As such, Yarde warned that strategies are being contemplated that “seek to bring greater pressure to bear in order to ensure that government demonstrates a far greater mindfulness of the rights and entitlements of public servants.”

CHANGE OF POSTURE
These strategies he said will unfold unless government’s posture changes with alacrity, Yarde assured. Government has proposed an increase of between 2 per cent and 8 per cent with plans also to increase the minimum wage to $60,000. The union has submitted a proposal for negotiation, but the government has already stated that its offer is final.
When asked whether he believes the government has the finances to offer more to public servants, Yarde said, “When we are talking about affordability it must apply to everything, it must not apply to some things.”
He said when government ministers received salary increases he did not find them to be excessive and that position has not changed. However, Yarde believes that there are other inadequate salaries.
“They seem to be handpicking of increases in salaries for people in the public sector… I am saying categorically that the government could do better in paying public servants; you look around and see how money could be found to do a variety of things…right in this location you could see. Why money cannot be found to pay the people who right now slaving in the Public Service? It is a deliberate attempt to keep them in poverty,” declared the GPSU President who described the government as “uncaring and cruel.”

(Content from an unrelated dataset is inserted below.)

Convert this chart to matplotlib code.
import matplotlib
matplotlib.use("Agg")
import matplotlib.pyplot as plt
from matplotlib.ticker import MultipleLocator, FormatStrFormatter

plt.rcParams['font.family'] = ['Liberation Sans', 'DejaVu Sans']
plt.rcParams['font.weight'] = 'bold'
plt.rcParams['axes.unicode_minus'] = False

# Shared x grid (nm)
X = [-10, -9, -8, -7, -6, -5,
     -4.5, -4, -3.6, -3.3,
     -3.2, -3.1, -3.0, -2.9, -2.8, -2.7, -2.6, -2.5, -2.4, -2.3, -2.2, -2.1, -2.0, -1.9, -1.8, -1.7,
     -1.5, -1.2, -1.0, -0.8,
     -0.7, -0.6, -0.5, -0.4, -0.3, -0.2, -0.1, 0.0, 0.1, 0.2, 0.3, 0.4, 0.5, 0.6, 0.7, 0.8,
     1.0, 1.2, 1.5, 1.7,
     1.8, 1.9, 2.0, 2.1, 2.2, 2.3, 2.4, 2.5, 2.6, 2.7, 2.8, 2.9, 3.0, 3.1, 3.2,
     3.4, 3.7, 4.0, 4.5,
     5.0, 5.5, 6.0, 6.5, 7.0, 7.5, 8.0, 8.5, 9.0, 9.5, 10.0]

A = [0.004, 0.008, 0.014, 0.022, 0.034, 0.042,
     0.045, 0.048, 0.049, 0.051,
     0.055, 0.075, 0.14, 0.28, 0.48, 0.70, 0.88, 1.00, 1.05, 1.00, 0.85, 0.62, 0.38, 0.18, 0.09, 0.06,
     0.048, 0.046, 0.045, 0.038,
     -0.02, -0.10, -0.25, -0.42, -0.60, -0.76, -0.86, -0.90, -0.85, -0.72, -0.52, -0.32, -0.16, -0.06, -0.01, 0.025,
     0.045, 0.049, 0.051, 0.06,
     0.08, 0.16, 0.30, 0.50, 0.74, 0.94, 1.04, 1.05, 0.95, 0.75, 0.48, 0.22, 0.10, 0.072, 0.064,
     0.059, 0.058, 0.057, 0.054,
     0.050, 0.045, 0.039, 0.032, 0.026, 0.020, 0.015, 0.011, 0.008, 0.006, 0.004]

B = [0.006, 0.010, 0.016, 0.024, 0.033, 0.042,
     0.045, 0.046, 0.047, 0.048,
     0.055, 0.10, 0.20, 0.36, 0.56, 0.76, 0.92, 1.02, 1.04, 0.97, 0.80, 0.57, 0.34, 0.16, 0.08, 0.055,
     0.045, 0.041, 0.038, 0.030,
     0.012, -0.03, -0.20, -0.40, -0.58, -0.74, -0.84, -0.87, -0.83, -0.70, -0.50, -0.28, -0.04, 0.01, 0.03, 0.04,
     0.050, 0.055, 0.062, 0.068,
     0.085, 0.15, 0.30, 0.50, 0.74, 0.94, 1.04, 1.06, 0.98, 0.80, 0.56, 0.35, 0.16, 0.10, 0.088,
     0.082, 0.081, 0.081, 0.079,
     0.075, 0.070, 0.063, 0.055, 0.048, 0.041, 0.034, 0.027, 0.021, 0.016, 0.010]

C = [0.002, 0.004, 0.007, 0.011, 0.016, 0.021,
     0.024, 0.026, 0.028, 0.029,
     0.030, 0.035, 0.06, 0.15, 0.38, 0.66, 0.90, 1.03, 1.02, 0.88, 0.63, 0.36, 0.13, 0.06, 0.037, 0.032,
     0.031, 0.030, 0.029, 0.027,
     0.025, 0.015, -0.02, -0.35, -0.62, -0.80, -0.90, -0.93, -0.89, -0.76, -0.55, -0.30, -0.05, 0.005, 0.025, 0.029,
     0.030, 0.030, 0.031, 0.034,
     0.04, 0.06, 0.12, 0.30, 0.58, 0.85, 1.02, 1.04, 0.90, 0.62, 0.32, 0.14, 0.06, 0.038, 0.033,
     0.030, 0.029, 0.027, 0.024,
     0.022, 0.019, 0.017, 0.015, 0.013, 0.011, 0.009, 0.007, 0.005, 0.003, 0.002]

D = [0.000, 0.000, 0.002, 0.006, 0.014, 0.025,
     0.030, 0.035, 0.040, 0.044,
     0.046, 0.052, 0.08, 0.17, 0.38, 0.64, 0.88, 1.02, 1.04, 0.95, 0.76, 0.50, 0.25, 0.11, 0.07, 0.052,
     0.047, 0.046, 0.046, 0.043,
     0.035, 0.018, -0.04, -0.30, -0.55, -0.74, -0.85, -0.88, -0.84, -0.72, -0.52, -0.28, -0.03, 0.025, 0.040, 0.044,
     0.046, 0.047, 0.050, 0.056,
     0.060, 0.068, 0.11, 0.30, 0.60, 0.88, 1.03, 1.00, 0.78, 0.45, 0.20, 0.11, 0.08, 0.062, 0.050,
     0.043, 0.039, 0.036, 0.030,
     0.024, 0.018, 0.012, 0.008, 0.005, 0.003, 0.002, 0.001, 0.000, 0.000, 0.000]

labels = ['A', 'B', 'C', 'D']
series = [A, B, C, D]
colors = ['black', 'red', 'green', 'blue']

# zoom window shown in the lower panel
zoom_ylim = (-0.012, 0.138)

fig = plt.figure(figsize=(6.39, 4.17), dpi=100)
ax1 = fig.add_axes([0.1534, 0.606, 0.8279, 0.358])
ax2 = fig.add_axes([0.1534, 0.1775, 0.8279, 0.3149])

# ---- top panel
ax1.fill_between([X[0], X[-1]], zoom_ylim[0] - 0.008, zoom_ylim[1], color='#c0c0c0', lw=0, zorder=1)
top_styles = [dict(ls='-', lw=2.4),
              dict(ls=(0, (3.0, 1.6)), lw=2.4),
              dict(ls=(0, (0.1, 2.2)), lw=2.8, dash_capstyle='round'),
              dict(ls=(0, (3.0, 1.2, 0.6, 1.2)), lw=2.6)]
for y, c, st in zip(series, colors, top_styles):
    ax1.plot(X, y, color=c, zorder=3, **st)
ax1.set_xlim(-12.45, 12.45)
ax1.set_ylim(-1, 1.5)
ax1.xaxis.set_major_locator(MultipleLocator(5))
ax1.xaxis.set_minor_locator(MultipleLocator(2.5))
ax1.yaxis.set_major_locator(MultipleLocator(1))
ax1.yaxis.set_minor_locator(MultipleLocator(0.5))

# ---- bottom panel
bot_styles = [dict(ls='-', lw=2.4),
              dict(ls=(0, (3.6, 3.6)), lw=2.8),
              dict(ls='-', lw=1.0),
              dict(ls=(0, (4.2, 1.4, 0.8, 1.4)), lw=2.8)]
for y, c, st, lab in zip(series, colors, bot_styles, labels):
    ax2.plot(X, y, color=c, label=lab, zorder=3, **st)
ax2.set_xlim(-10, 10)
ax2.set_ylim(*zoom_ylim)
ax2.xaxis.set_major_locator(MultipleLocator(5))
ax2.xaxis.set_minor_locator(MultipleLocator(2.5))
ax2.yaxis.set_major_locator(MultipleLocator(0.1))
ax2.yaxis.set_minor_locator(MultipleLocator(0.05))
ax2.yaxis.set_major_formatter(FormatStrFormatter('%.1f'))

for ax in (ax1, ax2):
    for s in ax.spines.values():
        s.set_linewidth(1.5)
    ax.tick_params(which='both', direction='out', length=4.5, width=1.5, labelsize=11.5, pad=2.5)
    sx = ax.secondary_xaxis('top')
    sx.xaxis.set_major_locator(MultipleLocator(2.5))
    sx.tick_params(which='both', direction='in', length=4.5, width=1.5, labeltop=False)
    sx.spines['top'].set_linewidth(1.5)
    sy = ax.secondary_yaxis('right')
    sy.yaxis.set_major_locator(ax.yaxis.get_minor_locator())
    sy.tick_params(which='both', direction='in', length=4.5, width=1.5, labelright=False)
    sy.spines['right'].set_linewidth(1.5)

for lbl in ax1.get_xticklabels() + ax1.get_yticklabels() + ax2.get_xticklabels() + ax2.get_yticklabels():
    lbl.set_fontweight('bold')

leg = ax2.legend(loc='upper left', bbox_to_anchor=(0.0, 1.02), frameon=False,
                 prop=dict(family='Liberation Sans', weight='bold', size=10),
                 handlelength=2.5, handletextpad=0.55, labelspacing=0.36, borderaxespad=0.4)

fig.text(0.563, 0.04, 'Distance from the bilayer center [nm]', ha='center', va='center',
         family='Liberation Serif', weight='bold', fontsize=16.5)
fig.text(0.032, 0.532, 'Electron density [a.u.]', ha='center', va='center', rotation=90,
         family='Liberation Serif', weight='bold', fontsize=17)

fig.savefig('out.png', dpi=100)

Notwithstanding his position, Yarde made it clear that public servants need to take the increase offered by government. ““They need money! Let them take it; it won’t compromise this union,” he said.
Meanwhile, the GPSU said it stands in solidarity with the Guyana Teachers Union (GTU) which is currently mobilising teachers from across the country to be part of strike action next week. The move by the GTU follows an unsuccessful meeting with the Ministry of Education Thursday.

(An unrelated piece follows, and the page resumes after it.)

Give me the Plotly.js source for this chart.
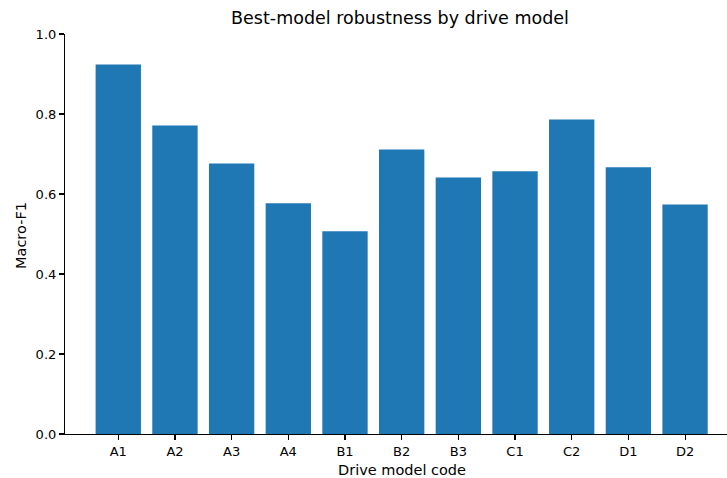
<!DOCTYPE html>
<html>
<head>
<meta charset="utf-8">
<script src="https://cdn.plot.ly/plotly-3.0.1.min.js"></script>
<style>html,body{margin:0;padding:0;background:#fff;}#chart{width:727px;height:478px;}</style>
</head>
<body>
<div id="chart"></div>
<script>
const categories = ["A1","A2","A3","A4","B1","B2","B3","C1","C2","D1","D2"];
const macroF1 = [0.924, 0.771, 0.676, 0.577, 0.507, 0.711, 0.641, 0.657, 0.786, 0.667, 0.574];
const yTicks = [0, 0.2, 0.4, 0.6, 0.8, 1.0];

const font = "DejaVu Sans, sans-serif";
Plotly.newPlot("chart", [{
  type: "bar",
  x: categories.map((_, i) => i),
  y: macroF1,
  width: 0.8,
  marker: {color: "#1f77b4", line: {width: 0}},
  hoverinfo: "skip"
}], {
  width: 727, height: 478,
  margin: {l: 65, r: 0, t: 34, b: 44},
  paper_bgcolor: "#fff", plot_bgcolor: "#fff",
  font: {family: font, color: "#000", size: 13},
  title: {text: "Best-model robustness by drive model", font: {size: 17.5, family: font, color: "#000"}, x: 400/727, xanchor: "center", y: 1 - 18/478, yanchor: "middle"},
  xaxis: {
    range: [-0.94, 10.74],
    tickmode: "array",
    tickvals: categories.map((_, i) => i),
    ticktext: categories,
    showgrid: false, zeroline: false,
    showline: true, linecolor: "#000", linewidth: 1.1,
    ticks: "outside", ticklen: 5, tickwidth: 1.1, tickcolor: "#000",
    tickfont: {size: 13, family: font},
    fixedrange: true
  },
  yaxis: {
    range: [0, 1.0],
    tickmode: "array",
    tickvals: yTicks,
    ticktext: yTicks.map(v => v.toFixed(1)),
    showgrid: false, zeroline: false,
    showline: true, linecolor: "#000", linewidth: 1.1,
    ticks: "outside", ticklen: 5, tickwidth: 1.1, tickcolor: "#000",
    tickfont: {size: 13, family: font},
    fixedrange: true
  },
  annotations: [
    {text: "Drive model code", xref: "paper", yref: "paper", x: (402 - 65) / 662, y: -(470 - 434) / 400,
     xanchor: "center", yanchor: "middle", showarrow: false, font: {size: 14.5, family: font, color: "#000"}},
    {text: "Macro-F1", xref: "paper", yref: "paper", x: (21 - 65) / 662, y: (434 - 236) / 400,
     xanchor: "center", yanchor: "middle", textangle: -90, showarrow: false, font: {size: 14.5, family: font, color: "#000"}}
  ],
  showlegend: false
}, {displayModeBar: false, staticPlot: true});
</script>
</body>
</html>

The meeting with Education Minister Nicolette Henry and other officials reportedly lasted under 10 minutes when the GTU team, headed by president Mark Lyte, walked out after the minister failed to address the issues placed before her, including a multi-year proposal.
However, Yarde said he could not state whether the GPSU will join the GTU in industrial action as decisions of that nature have to be made by a constitutional body. “The GPSU has always been a union that deals with trade union solidarity; that’s a principle.”